• SOURCE MATERIAL:
** Start **
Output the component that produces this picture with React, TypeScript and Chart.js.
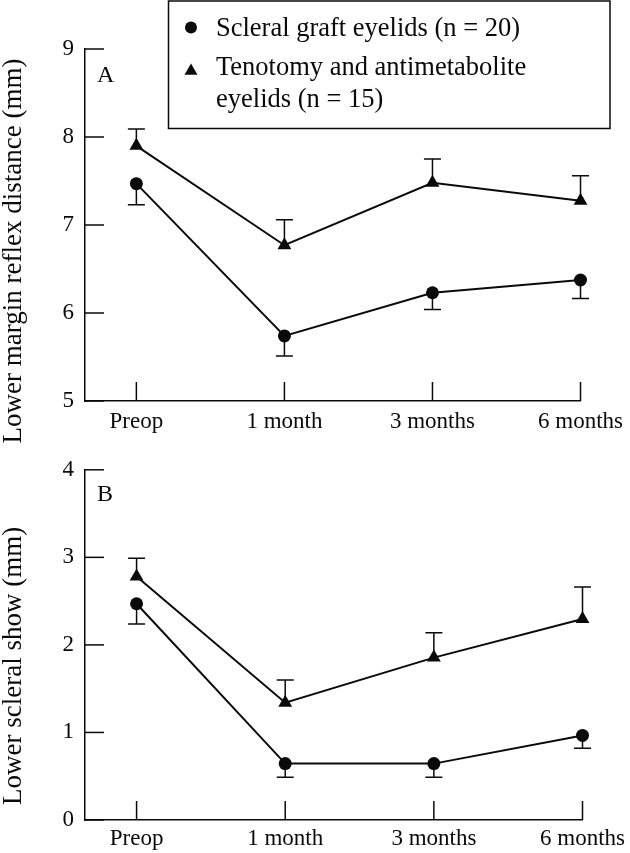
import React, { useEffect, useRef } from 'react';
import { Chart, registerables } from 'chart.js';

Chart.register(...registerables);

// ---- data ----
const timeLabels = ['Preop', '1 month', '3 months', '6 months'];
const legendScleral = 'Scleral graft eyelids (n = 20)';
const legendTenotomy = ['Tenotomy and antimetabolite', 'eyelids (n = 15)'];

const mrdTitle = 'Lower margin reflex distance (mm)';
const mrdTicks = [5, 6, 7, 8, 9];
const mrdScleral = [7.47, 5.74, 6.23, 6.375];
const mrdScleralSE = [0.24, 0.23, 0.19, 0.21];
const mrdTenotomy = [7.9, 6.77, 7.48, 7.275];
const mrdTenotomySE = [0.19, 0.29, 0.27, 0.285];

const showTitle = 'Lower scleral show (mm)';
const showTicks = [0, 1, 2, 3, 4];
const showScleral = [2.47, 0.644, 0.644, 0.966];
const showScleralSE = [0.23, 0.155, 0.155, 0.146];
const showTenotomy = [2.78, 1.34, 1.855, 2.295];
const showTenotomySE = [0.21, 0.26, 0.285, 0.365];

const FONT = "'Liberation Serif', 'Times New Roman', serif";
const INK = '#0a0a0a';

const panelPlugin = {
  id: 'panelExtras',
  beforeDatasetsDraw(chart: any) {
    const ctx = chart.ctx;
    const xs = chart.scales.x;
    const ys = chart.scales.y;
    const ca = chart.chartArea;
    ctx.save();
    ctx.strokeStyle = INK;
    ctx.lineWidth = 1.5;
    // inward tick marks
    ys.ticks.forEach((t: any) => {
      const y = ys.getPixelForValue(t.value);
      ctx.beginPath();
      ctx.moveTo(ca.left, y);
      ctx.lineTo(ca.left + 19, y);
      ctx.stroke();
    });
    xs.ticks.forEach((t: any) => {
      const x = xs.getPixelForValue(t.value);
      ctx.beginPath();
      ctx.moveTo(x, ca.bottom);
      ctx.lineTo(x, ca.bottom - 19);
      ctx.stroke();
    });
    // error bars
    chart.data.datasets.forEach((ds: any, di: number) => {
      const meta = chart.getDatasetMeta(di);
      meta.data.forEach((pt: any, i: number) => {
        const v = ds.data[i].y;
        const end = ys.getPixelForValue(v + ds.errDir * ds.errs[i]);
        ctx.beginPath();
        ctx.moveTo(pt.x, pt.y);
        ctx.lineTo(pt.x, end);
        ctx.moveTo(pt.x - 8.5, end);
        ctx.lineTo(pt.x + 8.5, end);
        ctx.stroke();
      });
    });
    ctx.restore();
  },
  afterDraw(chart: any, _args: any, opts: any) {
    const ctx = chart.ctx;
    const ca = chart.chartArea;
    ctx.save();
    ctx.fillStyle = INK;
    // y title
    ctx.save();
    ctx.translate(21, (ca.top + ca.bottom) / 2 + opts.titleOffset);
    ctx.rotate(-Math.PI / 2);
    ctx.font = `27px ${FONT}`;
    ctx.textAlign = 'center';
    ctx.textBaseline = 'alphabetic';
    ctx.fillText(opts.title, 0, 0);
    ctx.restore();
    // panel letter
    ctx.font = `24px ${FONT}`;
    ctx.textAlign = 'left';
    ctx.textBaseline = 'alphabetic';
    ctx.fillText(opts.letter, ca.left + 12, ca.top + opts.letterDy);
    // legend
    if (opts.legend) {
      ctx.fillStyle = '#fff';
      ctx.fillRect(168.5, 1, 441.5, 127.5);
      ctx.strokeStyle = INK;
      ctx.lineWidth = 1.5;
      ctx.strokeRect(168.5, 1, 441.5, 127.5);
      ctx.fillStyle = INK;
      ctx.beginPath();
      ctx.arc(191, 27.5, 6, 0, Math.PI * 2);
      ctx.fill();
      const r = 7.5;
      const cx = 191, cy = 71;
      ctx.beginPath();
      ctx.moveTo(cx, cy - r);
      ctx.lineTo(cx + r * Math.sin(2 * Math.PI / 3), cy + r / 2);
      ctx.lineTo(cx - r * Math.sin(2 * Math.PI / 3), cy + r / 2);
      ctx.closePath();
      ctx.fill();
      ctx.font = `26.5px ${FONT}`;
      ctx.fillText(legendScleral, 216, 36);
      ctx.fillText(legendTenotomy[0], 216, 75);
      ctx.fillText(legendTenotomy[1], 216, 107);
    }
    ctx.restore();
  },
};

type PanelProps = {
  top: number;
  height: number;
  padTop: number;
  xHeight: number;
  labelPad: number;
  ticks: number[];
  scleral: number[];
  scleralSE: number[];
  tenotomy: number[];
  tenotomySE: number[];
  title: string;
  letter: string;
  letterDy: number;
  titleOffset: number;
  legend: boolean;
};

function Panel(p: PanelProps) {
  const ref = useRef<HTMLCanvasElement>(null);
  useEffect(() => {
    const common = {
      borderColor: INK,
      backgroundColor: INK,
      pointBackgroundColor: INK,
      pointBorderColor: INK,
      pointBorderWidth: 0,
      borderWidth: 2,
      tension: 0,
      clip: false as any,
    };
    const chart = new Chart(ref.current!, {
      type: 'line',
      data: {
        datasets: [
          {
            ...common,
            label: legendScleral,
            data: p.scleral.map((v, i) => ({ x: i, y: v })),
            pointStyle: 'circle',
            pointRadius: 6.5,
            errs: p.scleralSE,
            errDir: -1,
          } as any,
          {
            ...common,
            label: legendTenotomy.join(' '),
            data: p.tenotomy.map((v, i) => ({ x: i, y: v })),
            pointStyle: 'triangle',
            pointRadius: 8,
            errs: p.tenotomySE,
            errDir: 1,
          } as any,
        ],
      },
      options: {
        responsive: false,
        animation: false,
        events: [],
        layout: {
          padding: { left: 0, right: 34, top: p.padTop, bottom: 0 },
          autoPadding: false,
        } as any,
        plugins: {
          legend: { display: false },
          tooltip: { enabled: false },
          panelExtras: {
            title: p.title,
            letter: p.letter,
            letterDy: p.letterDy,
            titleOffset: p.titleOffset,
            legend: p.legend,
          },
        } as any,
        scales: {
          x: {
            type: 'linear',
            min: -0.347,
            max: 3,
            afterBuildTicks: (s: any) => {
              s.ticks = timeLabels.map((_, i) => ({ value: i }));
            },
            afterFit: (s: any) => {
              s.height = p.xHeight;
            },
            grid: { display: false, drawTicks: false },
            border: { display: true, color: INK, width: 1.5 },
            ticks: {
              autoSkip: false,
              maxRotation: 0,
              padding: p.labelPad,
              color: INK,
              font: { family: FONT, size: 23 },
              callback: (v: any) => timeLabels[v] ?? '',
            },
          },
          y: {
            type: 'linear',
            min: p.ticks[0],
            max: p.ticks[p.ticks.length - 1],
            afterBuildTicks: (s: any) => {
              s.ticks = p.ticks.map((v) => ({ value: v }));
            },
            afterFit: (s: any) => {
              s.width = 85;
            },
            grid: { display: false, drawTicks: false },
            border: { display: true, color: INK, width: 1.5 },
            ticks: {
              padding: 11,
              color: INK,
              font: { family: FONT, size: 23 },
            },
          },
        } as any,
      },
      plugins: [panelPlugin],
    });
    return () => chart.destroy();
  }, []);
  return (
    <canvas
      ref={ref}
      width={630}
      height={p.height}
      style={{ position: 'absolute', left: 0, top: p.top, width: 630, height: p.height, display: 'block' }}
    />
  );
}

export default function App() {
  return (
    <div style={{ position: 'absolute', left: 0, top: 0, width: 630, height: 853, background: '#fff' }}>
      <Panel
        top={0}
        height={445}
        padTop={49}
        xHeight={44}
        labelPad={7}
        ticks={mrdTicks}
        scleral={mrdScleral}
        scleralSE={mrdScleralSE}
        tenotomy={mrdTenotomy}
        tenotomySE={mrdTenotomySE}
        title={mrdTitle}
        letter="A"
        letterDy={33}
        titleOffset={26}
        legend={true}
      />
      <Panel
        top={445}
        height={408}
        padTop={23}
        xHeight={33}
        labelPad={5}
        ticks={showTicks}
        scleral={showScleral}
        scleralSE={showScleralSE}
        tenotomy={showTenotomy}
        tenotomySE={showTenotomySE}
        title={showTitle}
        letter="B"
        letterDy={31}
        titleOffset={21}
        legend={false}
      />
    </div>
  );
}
** End **
• YOUR TASK:
From the opening line of the listing above through the line bearing "const INK = '#0a0a0a';", repeat each line exactly. Drop every picture.

• SOLUTION FOR THIS EXERCISE:
Output the component that produces this picture with React, TypeScript and Chart.js.
import React, { useEffect, useRef } from 'react';
import { Chart, registerables } from 'chart.js';

Chart.register(...registerables);

// ---- data ----
const timeLabels = ['Preop', '1 month', '3 months', '6 months'];
const legendScleral = 'Scleral graft eyelids (n = 20)';
const legendTenotomy = ['Tenotomy and antimetabolite', 'eyelids (n = 15)'];

const mrdTitle = 'Lower margin reflex distance (mm)';
const mrdTicks = [5, 6, 7, 8, 9];
const mrdScleral = [7.47, 5.74, 6.23, 6.375];
const mrdScleralSE = [0.24, 0.23, 0.19, 0.21];
const mrdTenotomy = [7.9, 6.77, 7.48, 7.275];
const mrdTenotomySE = [0.19, 0.29, 0.27, 0.285];

const showTitle = 'Lower scleral show (mm)';
const showTicks = [0, 1, 2, 3, 4];
const showScleral = [2.47, 0.644, 0.644, 0.966];
const showScleralSE = [0.23, 0.155, 0.155, 0.146];
const showTenotomy = [2.78, 1.34, 1.855, 2.295];
const showTenotomySE = [0.21, 0.26, 0.285, 0.365];

const FONT = "'Liberation Serif', 'Times New Roman', serif";
const INK = '#0a0a0a';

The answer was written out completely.